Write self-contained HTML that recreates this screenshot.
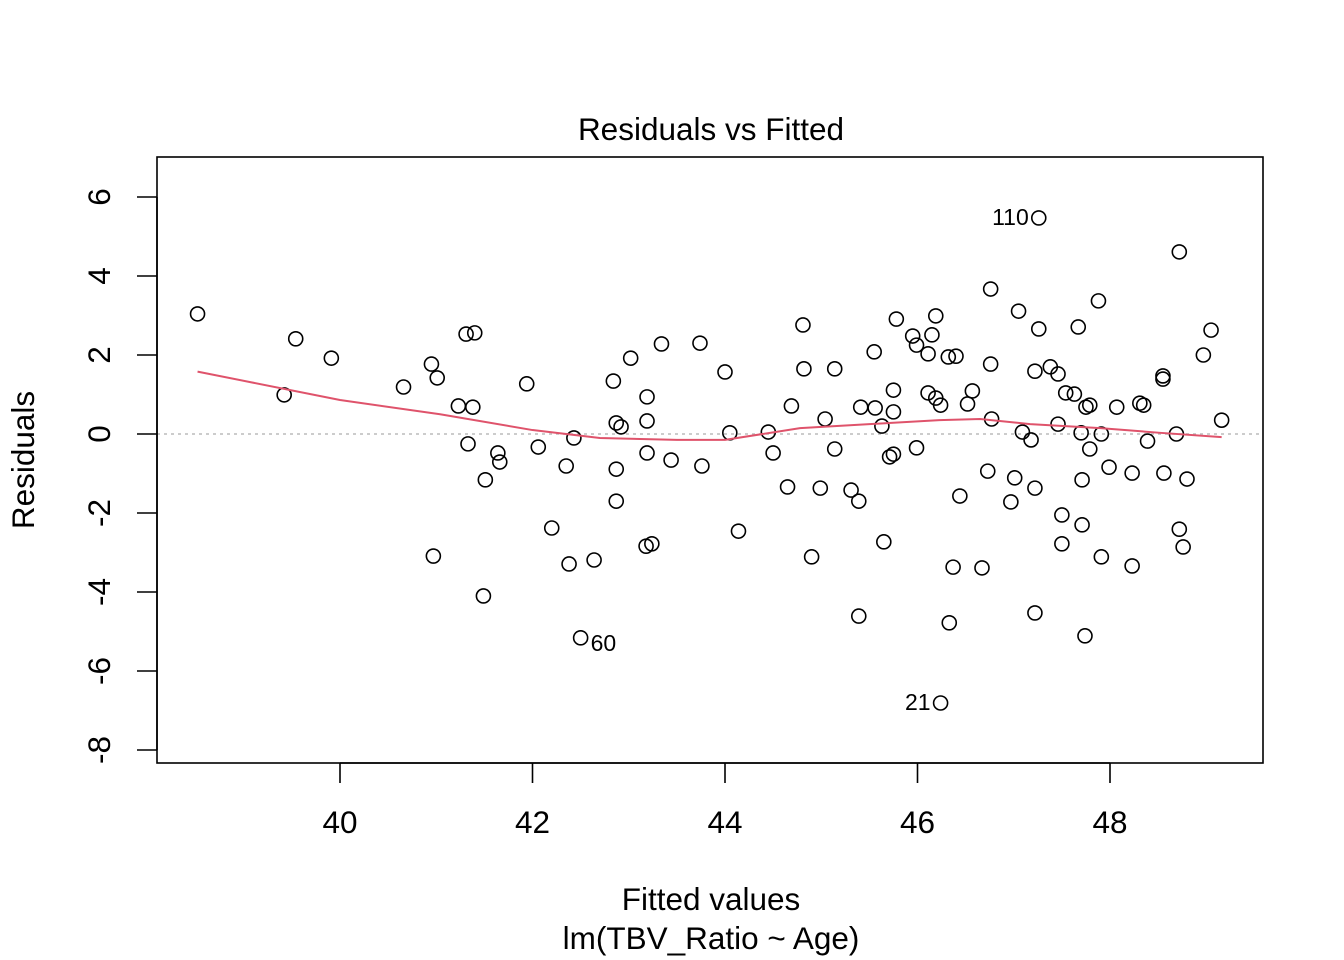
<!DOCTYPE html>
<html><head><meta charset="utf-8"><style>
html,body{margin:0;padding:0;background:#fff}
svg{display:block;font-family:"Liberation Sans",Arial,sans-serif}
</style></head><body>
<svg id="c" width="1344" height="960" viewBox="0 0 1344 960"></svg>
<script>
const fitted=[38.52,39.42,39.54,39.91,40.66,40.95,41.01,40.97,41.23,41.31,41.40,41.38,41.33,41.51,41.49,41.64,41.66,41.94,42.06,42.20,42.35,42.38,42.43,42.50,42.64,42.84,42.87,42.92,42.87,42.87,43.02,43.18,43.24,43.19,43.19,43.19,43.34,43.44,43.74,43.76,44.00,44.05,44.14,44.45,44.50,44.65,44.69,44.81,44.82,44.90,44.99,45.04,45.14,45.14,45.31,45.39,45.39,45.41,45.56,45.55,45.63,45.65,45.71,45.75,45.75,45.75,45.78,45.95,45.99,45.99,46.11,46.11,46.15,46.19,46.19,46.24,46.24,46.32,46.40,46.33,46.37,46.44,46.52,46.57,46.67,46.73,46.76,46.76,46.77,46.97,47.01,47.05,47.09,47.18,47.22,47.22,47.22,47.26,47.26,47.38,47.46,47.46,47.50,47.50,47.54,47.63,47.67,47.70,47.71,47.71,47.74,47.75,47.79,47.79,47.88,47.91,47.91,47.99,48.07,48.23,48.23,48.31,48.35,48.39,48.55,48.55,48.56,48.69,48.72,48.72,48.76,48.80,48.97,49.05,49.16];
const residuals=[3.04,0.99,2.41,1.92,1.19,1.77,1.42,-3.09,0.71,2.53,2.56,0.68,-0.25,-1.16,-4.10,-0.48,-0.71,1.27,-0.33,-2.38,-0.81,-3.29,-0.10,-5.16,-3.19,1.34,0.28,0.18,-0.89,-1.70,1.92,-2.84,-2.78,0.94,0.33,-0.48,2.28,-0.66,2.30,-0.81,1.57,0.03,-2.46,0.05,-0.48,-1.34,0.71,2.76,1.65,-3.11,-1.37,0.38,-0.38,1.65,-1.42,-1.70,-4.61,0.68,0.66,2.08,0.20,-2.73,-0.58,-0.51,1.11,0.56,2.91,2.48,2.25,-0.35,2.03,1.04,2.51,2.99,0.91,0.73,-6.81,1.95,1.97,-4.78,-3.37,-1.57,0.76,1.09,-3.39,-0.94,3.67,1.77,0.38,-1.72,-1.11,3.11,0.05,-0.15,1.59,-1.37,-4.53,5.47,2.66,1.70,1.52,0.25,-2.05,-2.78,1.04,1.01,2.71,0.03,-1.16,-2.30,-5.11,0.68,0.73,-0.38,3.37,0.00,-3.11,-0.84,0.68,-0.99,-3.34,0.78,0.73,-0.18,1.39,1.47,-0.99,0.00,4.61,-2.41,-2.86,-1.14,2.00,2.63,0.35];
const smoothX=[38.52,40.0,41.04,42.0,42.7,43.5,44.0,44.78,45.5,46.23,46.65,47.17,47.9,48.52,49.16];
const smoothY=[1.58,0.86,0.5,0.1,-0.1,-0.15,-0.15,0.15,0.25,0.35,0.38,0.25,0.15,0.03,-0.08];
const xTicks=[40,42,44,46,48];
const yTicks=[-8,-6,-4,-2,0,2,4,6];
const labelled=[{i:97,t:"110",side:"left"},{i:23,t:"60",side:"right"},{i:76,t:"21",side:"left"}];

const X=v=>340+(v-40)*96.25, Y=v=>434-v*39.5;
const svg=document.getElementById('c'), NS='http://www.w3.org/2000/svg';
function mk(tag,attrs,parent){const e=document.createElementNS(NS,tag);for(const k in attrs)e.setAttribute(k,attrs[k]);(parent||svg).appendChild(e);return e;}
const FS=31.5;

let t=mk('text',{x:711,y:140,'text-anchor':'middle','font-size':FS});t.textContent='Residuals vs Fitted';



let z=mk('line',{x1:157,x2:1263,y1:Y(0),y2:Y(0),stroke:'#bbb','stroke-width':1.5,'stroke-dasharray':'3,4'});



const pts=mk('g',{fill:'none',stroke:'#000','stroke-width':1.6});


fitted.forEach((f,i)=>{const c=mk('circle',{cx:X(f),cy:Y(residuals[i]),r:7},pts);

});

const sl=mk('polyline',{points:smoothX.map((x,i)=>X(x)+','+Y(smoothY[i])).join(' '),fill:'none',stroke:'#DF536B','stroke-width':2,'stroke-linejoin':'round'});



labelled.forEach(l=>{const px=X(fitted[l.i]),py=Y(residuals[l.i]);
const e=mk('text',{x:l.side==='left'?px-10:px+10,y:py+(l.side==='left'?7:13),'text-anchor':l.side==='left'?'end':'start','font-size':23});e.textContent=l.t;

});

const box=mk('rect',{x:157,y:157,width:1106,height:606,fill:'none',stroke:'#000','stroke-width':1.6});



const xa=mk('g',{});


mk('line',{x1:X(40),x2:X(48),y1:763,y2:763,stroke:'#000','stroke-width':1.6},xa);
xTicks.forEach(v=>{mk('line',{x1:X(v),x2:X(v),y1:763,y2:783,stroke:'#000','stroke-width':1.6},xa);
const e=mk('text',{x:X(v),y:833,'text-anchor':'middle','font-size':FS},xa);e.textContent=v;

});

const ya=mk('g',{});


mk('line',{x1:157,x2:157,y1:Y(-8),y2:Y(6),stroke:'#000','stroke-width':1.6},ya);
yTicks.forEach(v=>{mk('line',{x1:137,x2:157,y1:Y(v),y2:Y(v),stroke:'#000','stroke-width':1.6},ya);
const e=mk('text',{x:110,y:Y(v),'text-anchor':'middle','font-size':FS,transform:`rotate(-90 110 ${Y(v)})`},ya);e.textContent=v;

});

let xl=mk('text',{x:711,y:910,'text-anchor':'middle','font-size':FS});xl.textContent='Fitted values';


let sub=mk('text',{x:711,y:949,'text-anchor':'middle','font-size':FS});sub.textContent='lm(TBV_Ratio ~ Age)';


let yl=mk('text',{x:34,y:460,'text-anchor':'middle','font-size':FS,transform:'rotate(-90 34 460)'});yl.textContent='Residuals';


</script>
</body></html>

----------

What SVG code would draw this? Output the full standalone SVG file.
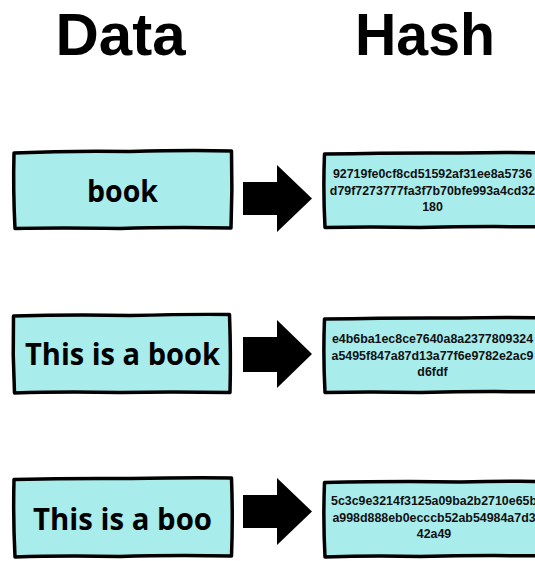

----------

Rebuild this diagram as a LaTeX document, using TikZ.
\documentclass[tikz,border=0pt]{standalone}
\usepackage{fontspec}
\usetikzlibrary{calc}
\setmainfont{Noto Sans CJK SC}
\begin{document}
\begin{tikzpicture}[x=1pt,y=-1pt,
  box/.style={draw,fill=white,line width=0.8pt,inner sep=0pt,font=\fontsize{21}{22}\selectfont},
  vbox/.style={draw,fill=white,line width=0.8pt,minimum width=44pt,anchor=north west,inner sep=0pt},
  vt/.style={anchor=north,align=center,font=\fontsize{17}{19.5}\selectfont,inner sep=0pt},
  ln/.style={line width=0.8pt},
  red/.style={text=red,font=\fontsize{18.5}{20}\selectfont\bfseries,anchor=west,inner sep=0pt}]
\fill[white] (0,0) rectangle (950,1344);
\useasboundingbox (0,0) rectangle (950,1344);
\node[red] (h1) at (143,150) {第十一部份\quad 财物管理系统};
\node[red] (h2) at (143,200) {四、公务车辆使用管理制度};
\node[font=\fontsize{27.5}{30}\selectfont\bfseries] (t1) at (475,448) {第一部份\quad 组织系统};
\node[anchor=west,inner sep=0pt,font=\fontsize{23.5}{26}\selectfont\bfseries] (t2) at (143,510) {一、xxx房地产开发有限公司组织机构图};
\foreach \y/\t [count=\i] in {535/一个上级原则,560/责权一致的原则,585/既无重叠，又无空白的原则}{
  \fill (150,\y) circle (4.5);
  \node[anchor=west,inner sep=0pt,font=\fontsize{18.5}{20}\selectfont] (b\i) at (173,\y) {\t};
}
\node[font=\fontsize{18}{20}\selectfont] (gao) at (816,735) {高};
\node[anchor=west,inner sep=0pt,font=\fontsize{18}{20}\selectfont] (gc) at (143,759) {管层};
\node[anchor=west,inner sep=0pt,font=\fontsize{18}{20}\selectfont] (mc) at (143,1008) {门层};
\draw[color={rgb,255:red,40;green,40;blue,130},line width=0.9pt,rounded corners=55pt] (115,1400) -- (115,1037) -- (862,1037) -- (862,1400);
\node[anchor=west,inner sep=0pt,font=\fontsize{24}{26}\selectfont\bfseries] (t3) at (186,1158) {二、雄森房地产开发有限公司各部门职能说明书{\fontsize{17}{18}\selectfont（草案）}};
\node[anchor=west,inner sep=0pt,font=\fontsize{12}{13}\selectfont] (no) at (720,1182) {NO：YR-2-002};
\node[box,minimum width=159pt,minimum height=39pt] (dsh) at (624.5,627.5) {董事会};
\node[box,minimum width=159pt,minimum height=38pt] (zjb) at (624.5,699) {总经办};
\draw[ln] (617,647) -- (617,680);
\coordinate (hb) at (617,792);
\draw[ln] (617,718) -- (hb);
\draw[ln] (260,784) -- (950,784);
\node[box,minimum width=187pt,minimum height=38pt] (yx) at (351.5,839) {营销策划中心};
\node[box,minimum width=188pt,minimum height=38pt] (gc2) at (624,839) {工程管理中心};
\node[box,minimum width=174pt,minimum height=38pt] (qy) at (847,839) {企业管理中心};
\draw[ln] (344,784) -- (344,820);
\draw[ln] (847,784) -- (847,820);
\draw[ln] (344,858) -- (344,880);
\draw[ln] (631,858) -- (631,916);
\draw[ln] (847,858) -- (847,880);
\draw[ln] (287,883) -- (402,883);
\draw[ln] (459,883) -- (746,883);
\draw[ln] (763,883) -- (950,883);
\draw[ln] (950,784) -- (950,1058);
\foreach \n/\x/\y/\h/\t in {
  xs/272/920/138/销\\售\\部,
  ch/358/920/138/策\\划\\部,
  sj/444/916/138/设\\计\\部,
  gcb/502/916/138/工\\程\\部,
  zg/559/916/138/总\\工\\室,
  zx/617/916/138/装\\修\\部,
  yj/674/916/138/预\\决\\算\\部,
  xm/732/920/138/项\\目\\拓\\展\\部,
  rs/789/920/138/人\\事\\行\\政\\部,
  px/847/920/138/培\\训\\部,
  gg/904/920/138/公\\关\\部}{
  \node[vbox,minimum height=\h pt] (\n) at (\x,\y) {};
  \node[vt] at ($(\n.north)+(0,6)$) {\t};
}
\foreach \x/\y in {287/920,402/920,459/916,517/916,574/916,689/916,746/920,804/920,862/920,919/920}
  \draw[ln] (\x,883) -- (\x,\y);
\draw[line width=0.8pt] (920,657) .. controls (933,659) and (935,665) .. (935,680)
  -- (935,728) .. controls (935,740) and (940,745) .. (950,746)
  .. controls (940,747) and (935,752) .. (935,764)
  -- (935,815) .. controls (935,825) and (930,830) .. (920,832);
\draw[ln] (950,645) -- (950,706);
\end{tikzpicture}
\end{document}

----------

TASK DIRECTIONS ->
Return each line of the listing that holds the string "this".

RESPONSE BELOW ->
Write self-contained HTML that recreates this screenshot.
What SVG code would draw this? Output the full standalone SVG file.
Rebuild this diagram as a LaTeX document, using TikZ.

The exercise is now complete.